To coincide with the exhibition of Gillian Ayres’ work we have brought together a selection of nine artists who exhibit regularly at Plas Glyn-y-Weddw whose work explores and addresses notions of ‘place’
Gillian Ayres lived at nearby Llaniestyn from 1981 to 1987, a period that was to see her produce some of her most vibrant and celebrated work. She states that painting “is there to communicate and express our sublime state, our luminous explosion in space”. Although Ayres didn’t paint literal interpretations of landscape she admitted that frequent visits to the mountains of north Wales from the 1950’s onwards made her “see the world like painting… When you went up a mountain there were these clouds coming in. One really started to see everything in paint.”

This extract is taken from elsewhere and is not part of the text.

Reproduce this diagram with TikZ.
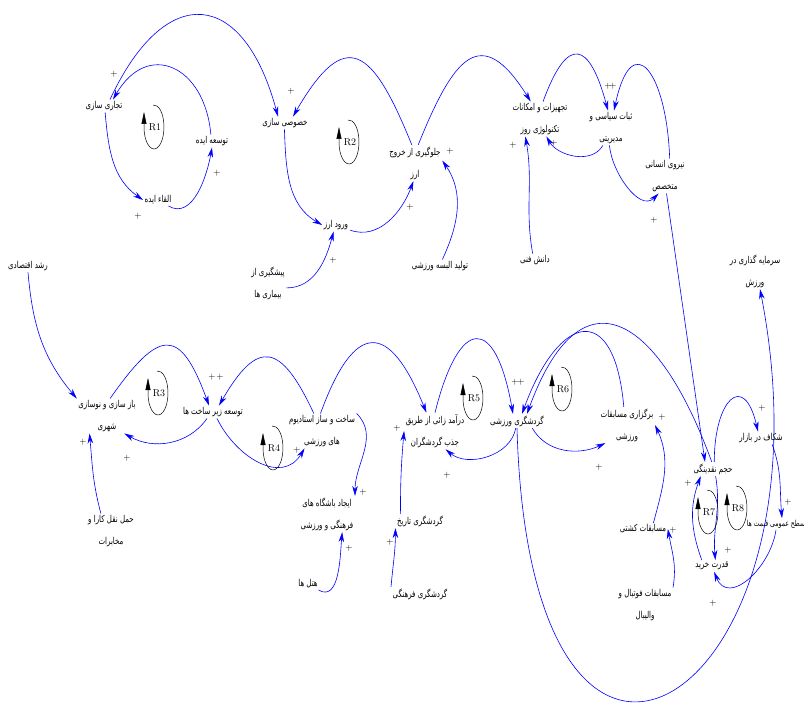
\documentclass[tikz,border=0pt]{standalone}
\usepackage{fontspec}
\usetikzlibrary{arrows.meta}
\TeXXeTstate=1
\newfontfamily\persfont[Script=Arabic,FakeStretch=0.74]{DejaVu Sans}
\newcommand\pers[1]{\beginR #1\endR}

\begin{document}
\begin{tikzpicture}[x=1pt,y=1pt,
    var/.style={font=\persfont\fontsize{9.5}{22}\selectfont, align=center, inner sep=1.5pt},
    link/.style={blue, line width=0.6pt, -{Stealth[length=10pt,width=5.5pt]}},
    plus/.style={font=\fontsize{9}{9}\selectfont, inner sep=0pt},
    loopmark/.style={black, line width=0.5pt, -{Triangle[length=12pt,width=5pt]}}
]
    % Definitions
    \useasboundingbox (0,0) rectangle (804,-706);
    \coordinate (bigarcA) at (530,-900);
    \coordinate (bigarcB) at (840,-700);
    %%%
    %%% Variables, upper part
    %%%
    \node[var] (tejari)   at (104,-106) {\pers{تجاری سازی}};
    \node[var] (tose)     at (212,-141) {\pers{توسعه ایده}};
    \node[var] (elqa)     at (158,-200) {\pers{القاء ایده}};
    \node[var] (khosusi)  at (285,-123) {\pers{خصوصی سازی}};
    \node[var] (vorud)    at (336,-225) {\pers{ورود ارز}};
    \node[var] (pishgiri) at (268,-283) {\pers{پیشگیری از}\\\pers{بیماری ها}};
    \node[var] (jelogiri) at (415,-163) {\pers{جلوگیری از خروج}\\\pers{ارز}};
    \node[var] (tolid)    at (440,-266) {\pers{تولید البسه ورزشی}};
    \node[var] (tajhizat) at (540,-119) {\pers{تجهیزات و امکانات}\\\pers{تکنولوژی روز}};
    \node[var] (sobat)    at (611,-128) {\pers{ثبات سیاسی و}\\\pers{مدیریتی}};
    \node[var] (niru)     at (665,-176) {\pers{نیروی انسانی}\\\pers{متخصص}};
    \node[var] (danesh)   at (535,-260) {\pers{دانش فنی}};
    \node[var] (sarmaye)  at (755,-271) {\pers{سرمایه گذاری در}\\\pers{ورزش}};
    %%%
    %%% Variables, lower part
    %%%
    \node[var] (roshd)     at (28,-266)  {\pers{رشد اقتصادی}};
    \node[var] (bazsazi)   at (107,-416) {\pers{باز سازی و نوسازی}\\\pers{شهری}};
    \node[var] (zirsakht)  at (213,-412) {\pers{توسعه زیر ساخت ها}};
    \node[var] (stadium)   at (322,-431) {\pers{ساخت و ساز استادیوم}\\\pers{های ورزشی}};
    \node[var] (bashgah)   at (327,-514) {\pers{ایجاد باشگاه های}\\\pers{فرهنگی و ورزشی}};
    \node[var] (hotel)     at (308,-584) {\pers{هتل ها}};
    \node[var] (haml)      at (111,-531) {\pers{حمل نقل کارا و}\\\pers{مخابرات}};
    \node[var] (daramad)   at (435,-431) {\pers{درآمد زائی از طریق}\\\pers{جذب گردشگران}};
    \node[var] (tarikh)    at (420,-521) {\pers{گردشگری تاریخ}};
    \node[var] (farhangi)  at (420,-594) {\pers{گردشگری فرهنگی}};
    \node[var] (gsport)    at (517,-421) {\pers{گردشگری ورزشی}};
    \node[var] (bargozari) at (627,-425) {\pers{برگزاری مسابقات}\\\pers{ورزشی}};
    \node[var] (koshti)    at (643,-529) {\pers{مسابقات کشتی}};
    \node[var] (futbal)    at (645,-605) {\pers{مسابقات فوتبال و}\\\pers{والیبال}};
    \node[var] (hajm)      at (713,-469) {\pers{حجم نقدینگی}};
    \node[var] (shekaf)    at (761,-438) {\pers{شکاف در بازار}};
    \node[var, font=\persfont\fontsize{8.3}{20}\selectfont] (sath) at (776,-524) {\pers{سطح عمومی قیمت ها}};
    \node[var] (qodrat)    at (712,-566) {\pers{قدرت خرید}};
    %%%
    %%% Links, upper part
    %%%
    \draw[link] (tejari.-80) to[out=-85,in=145] (elqa.west);
    \draw[link] (elqa.-30) to[out=-30,in=-100] (tose.south);
    \draw[link] (tose.100) to[out=95,in=60,looseness=1.7] ([xshift=9]tejari.north);
    \draw[link] ([xshift=6]tejari.north) to[out=65,in=105,looseness=2] ([xshift=-7]khosusi.north);
    \draw[link] (khosusi.-95) to[out=-88,in=150] (vorud.west);
    \draw[link] (vorud.-20) to[out=-20,in=-110] (jelogiri.-95);
    \draw[link] (pishgiri.-15) to[out=0,in=-105] (vorud.-110);
    \draw[link] (jelogiri.100) to[out=112,in=60,looseness=2.2] ([xshift=8]khosusi.north);
    \draw[link] (tolid.70) to[out=65,in=-55] (jelogiri.5);
    \draw[link] (jelogiri.80) to[out=68,in=122,looseness=2] (tajhizat.118);
    \draw[link] (tajhizat.80) to[out=70,in=105,looseness=2.8] ([xshift=-3]sobat.north);
    \draw[link] (niru.75) to[out=92,in=78,looseness=3] ([xshift=3]sobat.north);
    \draw[link] (sobat.-115) to[out=-120,in=-60] (tajhizat.-70);
    \draw[link] (sobat.-95) to[out=-85,in=-135] (niru.-110);
    \draw[link] (danesh.110) to[out=100,in=-80] (tajhizat.-130);
    \draw[link] (niru.-85) -- ([xshift=-8]hajm.north);
    %%%
    %%% Links, lower part
    %%%
    \draw[link] (roshd.south) to[out=-85,in=130] (bazsazi.north west);
    \draw[link] (bazsazi.80) to[out=55,in=110,looseness=2.2] ([xshift=-4]zirsakht.north);
    \draw[link] (stadium.115) to[out=115,in=60,looseness=2.1] ([xshift=6]zirsakht.north);
    \draw[link] ([xshift=-6]zirsakht.south) to[out=-125,in=-30] (bazsazi.-45);
    \draw[link] ([xshift=4]zirsakht.south) to[out=-64,in=-121,looseness=1.2] (stadium.-135);
    \draw[link] (haml.120) to[out=105,in=-85] (bazsazi.-135);
    \draw[link] (stadium.north east) to[out=-45,in=90] (bashgah.north east);
    \draw[link] (hotel.-30) to[out=-30,in=-95] (bashgah.-50);
    \draw[link] (stadium.95) to[out=70,in=112,looseness=2.4] (daramad.115);
    \draw[link] (tarikh.160) to[out=90,in=-95] (daramad.west);
    \draw[link] (farhangi.north west) to[out=85,in=-90] (tarikh.south west);
    \draw[link] (daramad.90) to[out=76,in=100,looseness=3.3] ([xshift=-4]gsport.north);
    \draw[link] (gsport.-100) to[out=-100,in=-40] (daramad.-60);
    \draw[link] (gsport.-25) to[out=-60,in=-155] (bargozari.-140);
    \draw[link] (bargozari.100) to[out=95,in=70,looseness=2.7] ([xshift=5]gsport.north);
    \draw[link] (hajm.100) to[out=110,in=70,looseness=2.1] ([xshift=10]gsport.north);
    \draw[link] (gsport.south) .. controls (bigarcA) and (bigarcB) .. ([xshift=5]sarmaye.south);
    \draw[link] (koshti.30) to[out=75,in=-65] (bargozari.east);
    \draw[link] (futbal.north east) to[out=80,in=-80] (koshti.east);
    \draw[link] (hajm.80) to[out=90,in=103,looseness=3] ([xshift=-3]shekaf.north);
    \draw[link] (shekaf.-30) to[out=-70,in=95] ([xshift=6]sath.north);
    \draw[link] (sath.south) to[out=-98,in=-68,looseness=1.3] (qodrat.-70);
    \draw[link] (qodrat.150) to[out=110,in=-110] (hajm.-150);
    \draw[link] (hajm.-70) to[out=-80,in=95] (qodrat.60);
    %%%
    %%% Polarity signs
    %%%
    \foreach \px/\py [count=\i] in {114/74, 217/173, 138/216, 291/91, 410/207, 333/260, 450/151,
        513/145, 554/143, 608/86, 613/86, 654/220, 212/377, 220/377, 127/458, 83/442,
        297/450, 363/492, 349/548, 397/428, 447/475, 390/542, 515/382, 521/382,
        599/467, 662/417, 673/530, 762/408, 788/502, 713/603, 688/483, 728/550}
    {
        \node[plus] (plus\i) at (\px,-\py) {+};
    }
    %%%
    %%% Loop identifiers
    %%%
    \foreach \lx/\ly/\lname in {154/127/R1, 349/142/R2, 158/393/R3, 273/448/R4,
        473/398/R5, 562/389/R6, 708/512/R7, 737/508/R8}
    {
        \draw[loopmark] (\lx,-\ly) ++(95:10 and 22) arc[start angle=95, end angle=-180, x radius=10, y radius=22] -- ++(0,15);
        \node (\lname) at (\lx+1,-\ly) {\lname};
    }
\end{tikzpicture}
\end{document}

Like Ayres, the nine artists featured here draw on instinct in their work. Familiar places and experiences are evoked from the subconscious; intuition leading to abstract marks and colour, such as in the work of Elfyn Lewis or Janie McLeod or to re-creating familiar characters, rooted in memory, such as in the work of Luned Rhys Parri and Judith Hay. Defined lines draw you into dreamlike landscapes in Eleri Mills’ work while Lisa Eurgain Taylor’s majestic mountains are conveyed with the lightest of marks. Wil Rowlands follows his impulse to create jewel-like narratives while Peter Kettle’s paintings are rooted in memories of well known and loved landscapes. Adam Buick’s moon jars are literally rooted, to the ground around him, as he collects materials to include in their firing. The common thread is the ingrained knowledge and emotion towards a place.
Often titles are stimulated by the work, such as with Lewis’ Enlli or Rhosydd and though suggestive of particular places, are not direct representations. Viewers are invited to feel their own emotional responses to the works, as with Ayres’ work.
Mcleod’s Patria (homeland) was completed whilst away in Italy, and while it emerged from the experience of another place it became an emotional response to the pull of home; the creative catalyst for much of the work here, proving that notions of place is a very real issue with a powerful contemporary relevance.